For distribution enterprises, the goal is not the lowest possible ERP hosting bill. The goal is a hosting model where cost scales predictably with transaction growth, acquisitions, warehouse expansion, and service requirements. That requires cloud ERP architecture, deployment discipline, backup and disaster recovery planning, cloud security considerations, and DevOps workflows to work together rather than as separate initiatives.
What CTOs and infrastructure leaders should prioritize next
If ERP cloud spend is rising, start by identifying whether the problem is architectural, operational, or governance-related. In many cases it is all three. Review the deployment architecture, isolate the top cost drivers, validate recovery requirements, and establish ownership for each major cost domain.
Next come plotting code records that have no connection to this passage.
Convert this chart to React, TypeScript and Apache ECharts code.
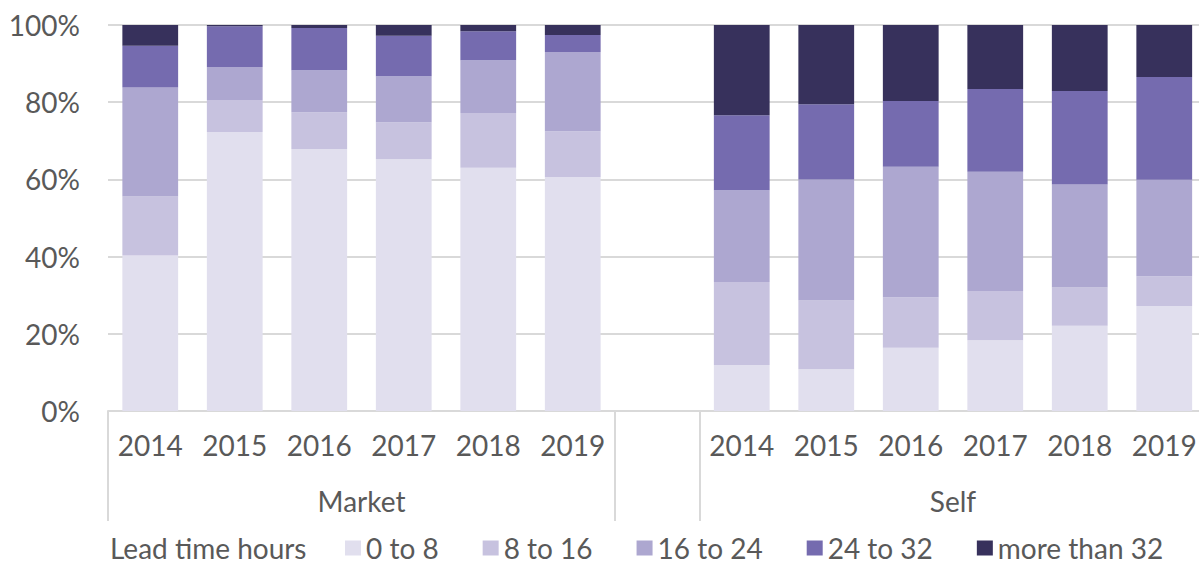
import React, { useEffect, useRef } from "react";
import * as echarts from "echarts";

const groups = ["Market", "Self"];
const years = ["2014", "2015", "2016", "2017", "2018", "2019"];
const seriesNames = ["0 to 8", "8 to 16", "16 to 24", "24 to 32", "more than 32"];
const colors = ["#E1DFEE", "#C7C2DF", "#ADA7D0", "#756BAF", "#37315C"];
const yTicks = [0, 20, 40, 60, 80, 100];

// Market 2014..2019, (gap), Self 2014..2019 — percentages
const market0to8 = [40.3, 72.3, 67.9, 65.2, 63.0, 60.6];
const market8to16 = [15.3, 8.3, 9.5, 9.6, 14.2, 11.9];
const market16to24 = [28.2, 8.5, 10.9, 11.9, 13.7, 20.5];
const market24to32 = [10.8, 10.6, 10.9, 10.5, 7.5, 4.4];
const marketOver32 = [5.4, 0.3, 0.8, 2.8, 1.6, 2.6];

const self0to8 = [11.9, 10.8, 16.4, 18.3, 22.1, 27.2];
const self8to16 = [21.5, 17.8, 13.1, 12.8, 9.9, 7.7];
const self16to24 = [23.8, 31.4, 33.8, 30.9, 26.7, 25.0];
const self24to32 = [19.4, 19.5, 17.0, 21.4, 24.2, 26.6];
const selfOver32 = [23.4, 20.5, 19.7, 16.6, 17.1, 13.5];

const marketSeries = [market0to8, market8to16, market16to24, market24to32, marketOver32];
const selfSeries = [self0to8, self8to16, self16to24, self24to32, selfOver32];

const FONT = "Lato";
const TEXT = "#595959";
const LINE = "#D9D9D9";

export default function App() {
  const ref = useRef<HTMLDivElement>(null);
  useEffect(() => {
    if (!ref.current) return;
    const chart = echarts.init(ref.current, null, { renderer: "svg" });

    const categories = [
      ...years.map((y) => `${groups[0]}|${y}`),
      "gap|",
      ...years.map((y) => `${groups[1]}|${y}`),
    ];
    // second level axis: 27 points on boundaries/centres
    const level2 = Array.from({ length: 27 }, (_, i) => `p${i}`);
    const level2Labels: Record<number, string> = { 6: groups[0], 20: groups[1] };
    const boundaryIdx = [0, 12, 14, 26];

    const series = seriesNames.map((name, k) => ({
      name,
      type: "bar",
      stack: "total",
      barCategoryGap: "34%",
      itemStyle: { color: colors[k] },
      data: [...marketSeries[k], null, ...selfSeries[k]],
      xAxisIndex: 0,
    }));

    chart.setOption({
      animation: false,
      textStyle: { fontFamily: FONT },
      grid: { left: 108, top: 25, width: 1098.5, height: 386, containLabel: false },
      xAxis: [
        {
          type: "category",
          position: "bottom",
          data: categories,
          axisLine: { show: true, lineStyle: { color: LINE, width: 2 } },
          axisTick: { show: false },
          axisLabel: {
            interval: 0,
            margin: 20,
            fontSize: 28,
            color: TEXT,
            fontFamily: FONT,
            formatter: (v: string) => v.split("|")[1],
          },
        },
        {
          type: "category",
          position: "bottom",
          boundaryGap: false,
          data: level2,
          axisLine: { show: false },
          axisTick: {
            show: true,
            length: 110,
            interval: (i: number) => boundaryIdx.includes(i),
            lineStyle: { color: LINE, width: 2 },
          },
          axisLabel: {
            interval: (i: number) => level2Labels[i] !== undefined,
            margin: 76,
            fontSize: 28,
            color: TEXT,
            fontFamily: FONT,
            formatter: (_v: string, i: number) => level2Labels[i] || "",
          },
        },
      ],
      yAxis: {
        type: "value",
        min: yTicks[0],
        max: yTicks[yTicks.length - 1],
        interval: 20,
        axisLine: { show: false },
        axisTick: { show: false },
        splitLine: { lineStyle: { color: LINE, width: 2 } },
        axisLabel: {
          formatter: "{value}%",
          margin: 28,
          fontSize: 28,
          color: TEXT,
          fontFamily: FONT,
        },
      },
      legend: {
        data: seriesNames,
        left: 345,
        top: 534,
        padding: 0,
        icon: "rect",
        itemWidth: 16,
        itemHeight: 15,
        itemGap: 44,
        textStyle: { fontSize: 28, lineHeight: 28, color: TEXT, fontFamily: FONT },
      },
      graphic: [
        {
          type: "text",
          left: 110,
          top: 534,
          style: { text: "Lead time hours", fontSize: 28, fill: TEXT, fontFamily: FONT },
        },
      ],
      series,
    });
    return () => chart.dispose();
  }, []);
  return (
    <div
      style={{ position: "fixed", left: 0, top: 0, width: 1199, height: 565, overflow: "hidden", background: "#fff" }}
    >
      <div ref={ref} style={{ width: 1215, height: 565 }} />
    </div>
  );
}
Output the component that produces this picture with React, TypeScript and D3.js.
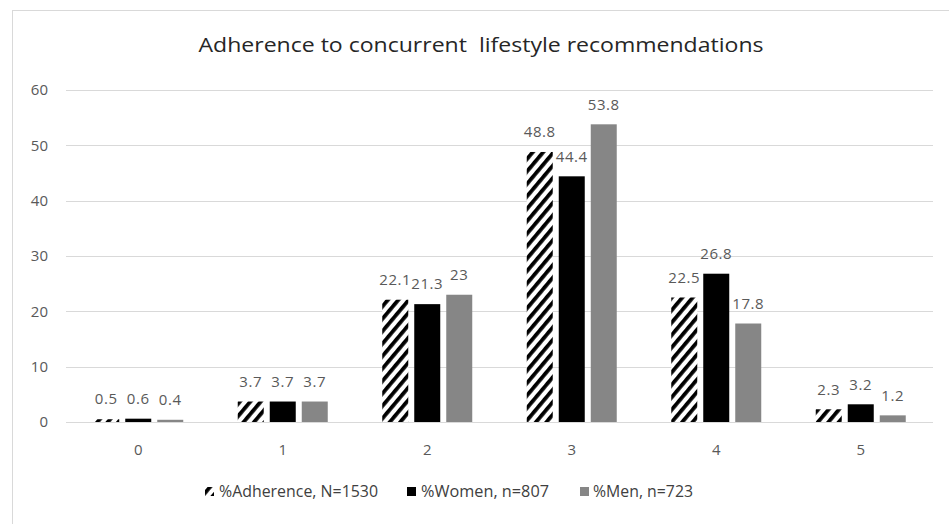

Then automate the controls that teams currently manage manually.
For distribution organizations, the strongest results usually come from a focused sequence: improve visibility, right-size production, automate non-production, rationalize backups, separate integration and reporting workloads, and standardize deployment patterns. Once those foundations are in place, more advanced SaaS infrastructure and multi-tenant deployment models become easier to evaluate without introducing unnecessary operational risk.
ERP hosting cost management is ultimately a platform design discipline. Organizations that treat it that way can support growth, maintain reliability, and keep cloud spend aligned with business value.